14th March 2017 – 20th April 2017 Edward Street, City Campus
Methodology of the Edition: 50×50=75 is an international printmaking project consisting of a box set of 75 editioned original prints by 75 staff and students from three universities and three countries; University of Brighton, Nagoya University of Art (NUA), and King Mongkut’s Institute of Technology, Ladkrabang, (KMITL)Thailand.
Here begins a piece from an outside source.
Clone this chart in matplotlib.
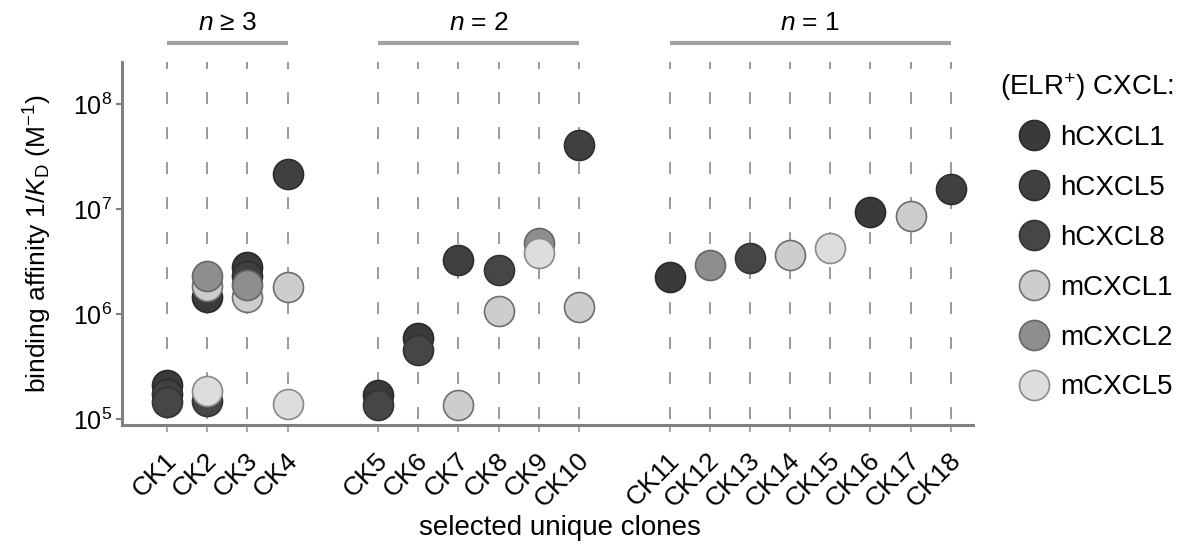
import numpy as np
import matplotlib
matplotlib.use("Agg")
import matplotlib.pyplot as plt
import matplotlib.transforms as mtransforms
from matplotlib.lines import Line2D

plt.rcParams['font.family'] = ['Liberation Sans', 'DejaVu Sans']
plt.rcParams['mathtext.fontset'] = 'custom'
plt.rcParams['mathtext.rm'] = 'Liberation Sans'
plt.rcParams['mathtext.it'] = 'Liberation Sans:italic'
plt.rcParams['lines.scale_dashes'] = False

nan = np.nan

clones = ["CK1", "CK2", "CK3", "CK4",
          "CK5", "CK6", "CK7", "CK8", "CK9", "CK10",
          "CK11", "CK12", "CK13", "CK14", "CK15", "CK16", "CK17", "CK18"]
group_sizes = [4, 6, 8]
group_labels = ["$n$ ≥ 3", "$n$ = 2", "$n$ = 1"]

# 1/KD (M^-1) per chemokine, one entry per clone
hCXCL1 = [2.1e5, 1.45e6, 2.8e6, nan, 1.7e5, 5.9e5, nan, nan, nan, nan,
          2.25e6, nan, nan, nan, nan, 9.3e6, nan, nan]
hCXCL5 = [1.75e5, nan, 2.3e6, 2.15e7, nan, nan, 3.3e6, nan, nan, 4.1e7,
          nan, nan, nan, nan, nan, nan, nan, 1.55e7]
hCXCL8 = [1.45e5, 1.5e5, nan, nan, 1.36e5, 4.5e5, nan, 2.6e6, nan, nan,
          nan, nan, 3.4e6, nan, nan, nan, nan, nan]
mCXCL1 = [nan, 1.85e6, 1.45e6, 1.8e6, nan, nan, 1.35e5, 1.07e6, nan, 1.17e6,
          nan, nan, nan, 3.65e6, nan, nan, 8.6e6, nan]
mCXCL2 = [nan, 2.3e6, 1.9e6, nan, nan, nan, nan, nan, 4.75e6, nan,
          nan, 2.9e6, nan, nan, nan, nan, nan, nan]
mCXCL5 = [nan, 1.85e5, nan, 1.4e5, nan, nan, nan, nan, 3.8e6, nan,
          nan, nan, nan, nan, 4.25e6, nan, nan, nan]

series = [
    ("hCXCL1", hCXCL1, '#3a3a3a', '#2a2a2a'),
    ("hCXCL5", hCXCL5, '#404040', '#2e2e2e'),
    ("hCXCL8", hCXCL8, '#464646', '#333333'),
    ("mCXCL1", mCXCL1, '#cdcdcd', '#6e6e6e'),
    ("mCXCL2", mCXCL2, '#8e8e8e', '#666666'),
    ("mCXCL5", mCXCL5, '#dddddd', '#8a8a8a'),
]

# x positions: clones spaced 1 apart, extra gap between groups
xpos = []
i = 0
for g, size in enumerate(group_sizes):
    for k in range(size):
        xpos.append(i + g * 1.25)
        i += 1
xpos = np.array(xpos)

fig = plt.figure(figsize=(11.86, 5.43), dpi=100)
ax = fig.add_axes([0.1029, 0.2173, 0.7175, 0.6685])

ax.set_yscale('log')
ax.set_ylim(10**4.943, 10**8.4)
ax.set_xlim(-1.12, 20.05)

for x in xpos:
    ax.axvline(x, color='#9a9a9a', lw=1.4, linestyle=(20.9, (8.6, 16.6)), zorder=1)

ms = 21.6
for name, vals, fc, ec in series:
    ax.plot(xpos, vals, linestyle='none', marker='o', ms=ms,
            markerfacecolor=fc, markeredgecolor=ec, markeredgewidth=1.2,
            zorder=3, label=name)

for s in ['top', 'right']:
    ax.spines[s].set_visible(False)
for s in ['left', 'bottom']:
    ax.spines[s].set_color('#808080')
    ax.spines[s].set_linewidth(2.2)

ax.set_yticks([1e5, 1e6, 1e7, 1e8])
ax.set_yticklabels(["$10^{5}$", "$10^{6}$", "$10^{7}$", "$10^{8}$"])
ax.yaxis.set_minor_locator(matplotlib.ticker.NullLocator())
ax.tick_params(axis='y', length=4, width=1.5, color='#808080', labelsize=18, pad=3)

ax.set_xticks(xpos)
ax.set_xticklabels(clones, rotation=45, ha='right', rotation_mode='anchor', va='center')
ax.tick_params(axis='x', length=5, width=1.2, color='#9a9a9a', labelsize=19, pad=18)
offset = mtransforms.ScaledTranslation(6 / 100, 0, fig.dpi_scale_trans)
for lab in ax.get_xticklabels():
    lab.set_transform(lab.get_transform() + offset)

ax.set_ylabel("binding affinity 1/$K_{\\mathrm{D}}$ (M$^{-1}$)", fontsize=19, labelpad=14)
fig.text(0.472, 1 - 528 / 543, "selected unique clones", fontsize=20, ha='center', va='center')

# group brackets above the axes
start = 0
for size, lab in zip(group_sizes, group_labels):
    x0, x1 = xpos[start], xpos[start + size - 1]
    ax.plot([x0, x1], [10**8.58, 10**8.58], color='#a0a0a0', lw=3,
            clip_on=False, solid_capstyle='butt')
    ax.text((x0 + x1) / 2, 10**8.77, lab, fontsize=19, ha='center', va='center')
    start += size

handles = [Line2D([], [], linestyle='none', marker='o', ms=ms, markerfacecolor=fc,
                  markeredgecolor=ec, markeredgewidth=1.2)
           for name, vals, fc, ec in series]
fig.text(1000 / 1186, 1 - 87 / 543, "(ELR$^{+}$) CXCL:", fontsize=20, ha='left', va='center')
fig.legend(handles, [s[0] for s in series], loc='upper left',
           bbox_to_anchor=(1017 / 1186, 1 - 125 / 543), frameon=False,
           fontsize=20, handlelength=1.2, handletextpad=0.35,
           labelspacing=0.86, borderpad=0, borderaxespad=0)

fig.savefig("out.png", dpi=100)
The project offered students and staff the same task; to produce a printed image on paper dimensions of 50x50cm using any print media from traditional, digital and hybrid processes. This opportunity to share creative learning, through creative approaches to printmaking and to engage with cross-cultural exchange has enabled student-staff interaction through professional educational opportunities and real world challenges. In keeping with ‘Practical Wisdom’ of Strategic Plan 2016-21 this is an example in which ‘our research and learning are informed by real world challenges and opportunities’.
In Brighton 25 graduates, students and staff from the School of Art are involved in the project and the collection includes prints made specifically for the exhibition by all participating artists. The exhibition has been shown in Nagoya and Bangkok ((July – August 2016). Workshop activities exploring the theme of cultural exchange, collaboration and cooperation will take place on Thursday 16th March with a symposium taking place on Friday 1th March.
This exhibition celebrates twenty years of exchange between Brighton and NUA and anticipates the beginning of a new collaborative partnership with (KMITL).
‘Drawing as Dialogue’ is a project that currently features ten academics, working in pairs with drawings sent back and forth between Japan and UK. Drawing is seen as a form of communication between colleagues who do not share a common spoken language, nevertheless engage in alternative channels of communicability through the development and discovery of visual mark making. The first iteration of this project has been exhibited at NUA (December 2016) and discussions are taking place to extend this across different academic disciplines.